# Positionsänderung über Expressions bei After Effects



## tasovi (3. März 2004)

Wer kann mir helfen?
ich möchte mit Adobe after effects, 2 ebenen per expression verknüpfen.
die 1.ebene bewegt sich innerhalb von den positions keyframes
bei der 2.ebene habe ich bei der eigenschaft position eine expression eingefügt die wie folgt lautet:

this_comp.layer(1).position

jetzt bewegt sich die 2. ebene exakt wie die 1.

wie kann ich denn jetzt per expression die x und y koordinaten der position verändern?

im fall von rotationen ging das einfach so:
this_comp.layer(1).rotation*12
dadurch hat sich die ebene 12 mal schneller als die andere gedreht.

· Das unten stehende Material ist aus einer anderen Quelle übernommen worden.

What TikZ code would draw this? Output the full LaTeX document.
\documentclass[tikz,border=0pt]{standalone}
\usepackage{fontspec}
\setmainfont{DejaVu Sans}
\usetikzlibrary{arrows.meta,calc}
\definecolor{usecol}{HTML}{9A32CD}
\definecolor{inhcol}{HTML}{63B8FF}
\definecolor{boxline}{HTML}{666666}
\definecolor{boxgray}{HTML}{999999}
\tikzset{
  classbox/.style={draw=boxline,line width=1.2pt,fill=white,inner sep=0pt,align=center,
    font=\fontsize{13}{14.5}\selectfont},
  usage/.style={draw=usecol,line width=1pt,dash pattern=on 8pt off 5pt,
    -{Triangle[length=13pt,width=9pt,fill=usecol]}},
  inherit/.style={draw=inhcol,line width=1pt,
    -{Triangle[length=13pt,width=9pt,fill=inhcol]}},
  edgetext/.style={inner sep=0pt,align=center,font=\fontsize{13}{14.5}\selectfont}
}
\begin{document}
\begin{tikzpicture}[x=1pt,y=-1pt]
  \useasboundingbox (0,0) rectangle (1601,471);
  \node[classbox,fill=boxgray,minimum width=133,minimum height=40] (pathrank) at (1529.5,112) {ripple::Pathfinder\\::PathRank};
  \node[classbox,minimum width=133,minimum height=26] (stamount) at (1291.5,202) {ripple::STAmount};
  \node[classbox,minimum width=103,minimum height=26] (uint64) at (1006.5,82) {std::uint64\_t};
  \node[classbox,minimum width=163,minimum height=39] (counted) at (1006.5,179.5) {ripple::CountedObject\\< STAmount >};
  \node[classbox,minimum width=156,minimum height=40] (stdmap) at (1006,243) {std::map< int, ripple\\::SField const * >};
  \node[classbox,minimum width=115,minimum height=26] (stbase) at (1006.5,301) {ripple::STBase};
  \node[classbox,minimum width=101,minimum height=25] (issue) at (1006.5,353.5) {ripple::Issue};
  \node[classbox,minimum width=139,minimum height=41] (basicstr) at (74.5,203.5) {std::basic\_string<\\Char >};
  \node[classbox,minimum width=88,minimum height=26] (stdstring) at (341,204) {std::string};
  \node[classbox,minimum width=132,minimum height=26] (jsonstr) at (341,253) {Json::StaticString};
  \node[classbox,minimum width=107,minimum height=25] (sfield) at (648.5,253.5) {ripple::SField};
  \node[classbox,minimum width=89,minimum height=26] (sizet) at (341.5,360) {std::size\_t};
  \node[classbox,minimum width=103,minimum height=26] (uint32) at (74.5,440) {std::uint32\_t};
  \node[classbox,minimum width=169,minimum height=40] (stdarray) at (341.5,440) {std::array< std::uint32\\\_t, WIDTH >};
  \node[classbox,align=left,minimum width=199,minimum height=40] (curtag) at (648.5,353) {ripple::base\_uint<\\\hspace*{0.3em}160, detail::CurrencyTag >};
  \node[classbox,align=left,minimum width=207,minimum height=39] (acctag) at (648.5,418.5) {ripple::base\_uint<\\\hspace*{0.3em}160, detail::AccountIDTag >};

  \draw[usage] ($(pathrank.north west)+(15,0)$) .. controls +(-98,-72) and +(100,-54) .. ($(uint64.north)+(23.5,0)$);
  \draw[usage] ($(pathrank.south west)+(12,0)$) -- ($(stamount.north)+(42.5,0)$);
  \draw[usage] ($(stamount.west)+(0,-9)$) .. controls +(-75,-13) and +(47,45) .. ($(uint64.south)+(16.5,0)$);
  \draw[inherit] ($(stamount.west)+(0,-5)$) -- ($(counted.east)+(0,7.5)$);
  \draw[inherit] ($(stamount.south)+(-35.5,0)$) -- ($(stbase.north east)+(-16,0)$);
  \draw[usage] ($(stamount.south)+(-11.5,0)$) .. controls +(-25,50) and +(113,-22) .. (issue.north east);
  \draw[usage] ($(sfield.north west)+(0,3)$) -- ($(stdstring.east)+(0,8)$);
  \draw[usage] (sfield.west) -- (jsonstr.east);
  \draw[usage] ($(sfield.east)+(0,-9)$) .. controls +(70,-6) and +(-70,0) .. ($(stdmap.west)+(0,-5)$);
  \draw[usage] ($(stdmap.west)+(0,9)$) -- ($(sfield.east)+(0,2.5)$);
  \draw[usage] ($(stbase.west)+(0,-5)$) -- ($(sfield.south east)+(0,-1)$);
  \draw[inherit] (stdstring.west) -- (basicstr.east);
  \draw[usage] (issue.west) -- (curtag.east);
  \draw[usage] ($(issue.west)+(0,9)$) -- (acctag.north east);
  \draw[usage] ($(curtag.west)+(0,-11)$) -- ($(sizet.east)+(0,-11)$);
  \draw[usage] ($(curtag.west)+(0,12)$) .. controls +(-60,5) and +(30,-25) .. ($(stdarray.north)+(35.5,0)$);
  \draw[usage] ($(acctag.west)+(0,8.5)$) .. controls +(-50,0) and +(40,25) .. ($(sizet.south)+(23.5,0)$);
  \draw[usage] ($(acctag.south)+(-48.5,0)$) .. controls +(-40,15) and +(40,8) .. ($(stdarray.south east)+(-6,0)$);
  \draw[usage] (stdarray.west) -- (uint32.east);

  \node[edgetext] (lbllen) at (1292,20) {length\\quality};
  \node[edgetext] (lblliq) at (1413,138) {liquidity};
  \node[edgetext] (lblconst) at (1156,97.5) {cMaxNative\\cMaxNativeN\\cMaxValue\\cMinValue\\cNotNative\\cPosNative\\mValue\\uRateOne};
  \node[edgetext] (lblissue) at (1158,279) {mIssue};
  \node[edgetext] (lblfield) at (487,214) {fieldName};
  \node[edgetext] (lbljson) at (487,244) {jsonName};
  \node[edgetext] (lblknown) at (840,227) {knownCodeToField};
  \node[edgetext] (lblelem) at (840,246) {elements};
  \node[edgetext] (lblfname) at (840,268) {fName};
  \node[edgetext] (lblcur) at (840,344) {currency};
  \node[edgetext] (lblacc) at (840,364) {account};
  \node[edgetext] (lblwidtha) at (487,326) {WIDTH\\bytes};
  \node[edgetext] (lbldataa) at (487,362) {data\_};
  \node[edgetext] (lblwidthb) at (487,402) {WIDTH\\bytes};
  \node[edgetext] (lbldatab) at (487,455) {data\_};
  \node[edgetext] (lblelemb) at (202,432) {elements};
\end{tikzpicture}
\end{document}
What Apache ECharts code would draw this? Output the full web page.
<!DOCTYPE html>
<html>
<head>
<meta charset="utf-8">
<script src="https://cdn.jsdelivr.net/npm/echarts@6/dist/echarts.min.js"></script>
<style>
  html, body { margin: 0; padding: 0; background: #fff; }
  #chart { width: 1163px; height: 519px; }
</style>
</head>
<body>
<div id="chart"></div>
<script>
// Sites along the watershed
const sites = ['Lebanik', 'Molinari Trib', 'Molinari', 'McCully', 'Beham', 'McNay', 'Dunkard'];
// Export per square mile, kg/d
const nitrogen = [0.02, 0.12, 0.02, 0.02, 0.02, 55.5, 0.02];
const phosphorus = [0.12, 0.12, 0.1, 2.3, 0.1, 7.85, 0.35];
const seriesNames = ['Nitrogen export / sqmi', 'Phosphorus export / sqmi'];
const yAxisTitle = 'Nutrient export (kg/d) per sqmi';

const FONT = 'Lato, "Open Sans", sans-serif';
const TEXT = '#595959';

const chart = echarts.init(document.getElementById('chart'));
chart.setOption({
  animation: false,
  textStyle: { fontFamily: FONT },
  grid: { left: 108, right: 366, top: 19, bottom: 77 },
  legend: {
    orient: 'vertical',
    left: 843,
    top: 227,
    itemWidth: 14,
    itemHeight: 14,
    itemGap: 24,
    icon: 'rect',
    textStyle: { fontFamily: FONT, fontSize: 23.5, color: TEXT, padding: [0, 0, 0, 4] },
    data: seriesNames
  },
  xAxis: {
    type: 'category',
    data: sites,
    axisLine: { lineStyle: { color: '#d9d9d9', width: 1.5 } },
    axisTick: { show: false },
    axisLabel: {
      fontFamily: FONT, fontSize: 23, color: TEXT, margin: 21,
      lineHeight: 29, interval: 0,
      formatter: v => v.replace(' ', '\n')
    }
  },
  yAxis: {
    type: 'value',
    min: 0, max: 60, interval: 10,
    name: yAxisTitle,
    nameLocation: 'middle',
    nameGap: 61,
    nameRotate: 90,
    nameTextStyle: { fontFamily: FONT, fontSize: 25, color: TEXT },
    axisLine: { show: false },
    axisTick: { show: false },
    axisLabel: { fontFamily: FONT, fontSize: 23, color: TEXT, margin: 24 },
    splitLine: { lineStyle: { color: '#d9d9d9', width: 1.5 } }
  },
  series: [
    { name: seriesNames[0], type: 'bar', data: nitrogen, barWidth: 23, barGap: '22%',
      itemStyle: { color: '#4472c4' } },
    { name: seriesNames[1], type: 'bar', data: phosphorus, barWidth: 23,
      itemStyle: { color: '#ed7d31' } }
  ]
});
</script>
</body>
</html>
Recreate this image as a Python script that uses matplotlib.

aber ich würde gerne an die positions_koordinaten ran kommen.
damit ich leichte abänderungen von der original bewegeung hinbekomme!

wer kann helfen?


----------



## Chrisu (4. März 2004)

So, hier ist die Lösung deines Problems:

*[thisComp.layer(1).position[0],thisComp.layer(1).position[1]]* 

Alternativ kannst du das auch mit dem Lasso machen (Symbol in der Mitte). Dann darf man allerding mit dem Lasso nicht auf "Position" zeigen, sondern muß einfach auf den entsprechenden X- bzw. Y-Wert zeigen.

HTH and so long,
Chrisu


----------



## tasovi (4. März 2004)

super vilen dank!hat prima geklappt!

kannst du(oder wer es weiß) mir noch sagen, wie ich zu der expression
[thisComp.layer(1).position[0],thisComp.layer(1).position[1]] 

gleichzeitig noch folgende expression anwenden kann:
this_comp.layer(1).position.value_at_time(time-3)   

ohne dass die eine die andere aufhebt?
muss man die irgendwie verknüpfen?

thx


----------



## Chrisu (4. März 2004)

Also ich weiß nicht, ob ich dich jetzt richtig verstehe.
Aber hier ist eine Lösung:

*pos=thisComp.layer("Weiße Farbfläche 2").position.valueAtTime(time-3);
[pos[0],pos[1]-200];*

Damit ist die zweite Ebene jetzt um 200 Pixel höher und wird 3 Sekunden später nachgezogen.

So long,
Chrisu

PS:
hab gerade nochmals das Ganze mit AFX 5.5 ausprobiert. Funktioniert auch, nur mußt du hier statt thisComp --> this_comp und anstatt valueAtTime --> value_at_time einsetzen. Da haben die anscheinend doch etwas geändert.


----------



## tasovi (9. März 2004)

super!
du hast es drauF!
vielen dank!
funktioniert einsA


----------



## pOwLchen (26. Juli 2006)

etwas mehr als 2 jahre später -> gleiche frage ähnliches Problem.

es geht um die Expression in After Effects. Ich versuche derzeit einige Arbeitsabläufe in AE 6.0 via Expression zu vereinfachen und suche ein Tutorial, Erklärung, oder ähnliches in dem verschiedene beispiele aufgezeigt werden wie das genau funktioniert.
Ich habe mir in etwa " http://www.motionscript.com/mastering-expressions/language-beginning-1.html  " sowas vorgestellt (in deutsch wäre am besten, muss aber nicht). 

Eine auflistung von möglichen Befehlen, Variablen etc. wäre hierfür durchaus hilfreich.
Ich weis mittlerweile das diese Expressions befehle auf Java basieren, aber in wie weit man Java auf diese AE funktion übergreifen/ummünzen kann weis ich nicht 

Für Tip's, Link's, Tut's, pdf's und was es noch so alles gibt bin ich euch überaus dankbar.

Hoffe ihr könnt mir weiterhelfen


mfg powl



PS: im handbuch von AE 6.0 waren dazu einige gute tips vorhanden, soweit ich mich erinnern kann, nur hab ich das verlegt  und finde es jetzt nicht mehr *haare ausreis*


----------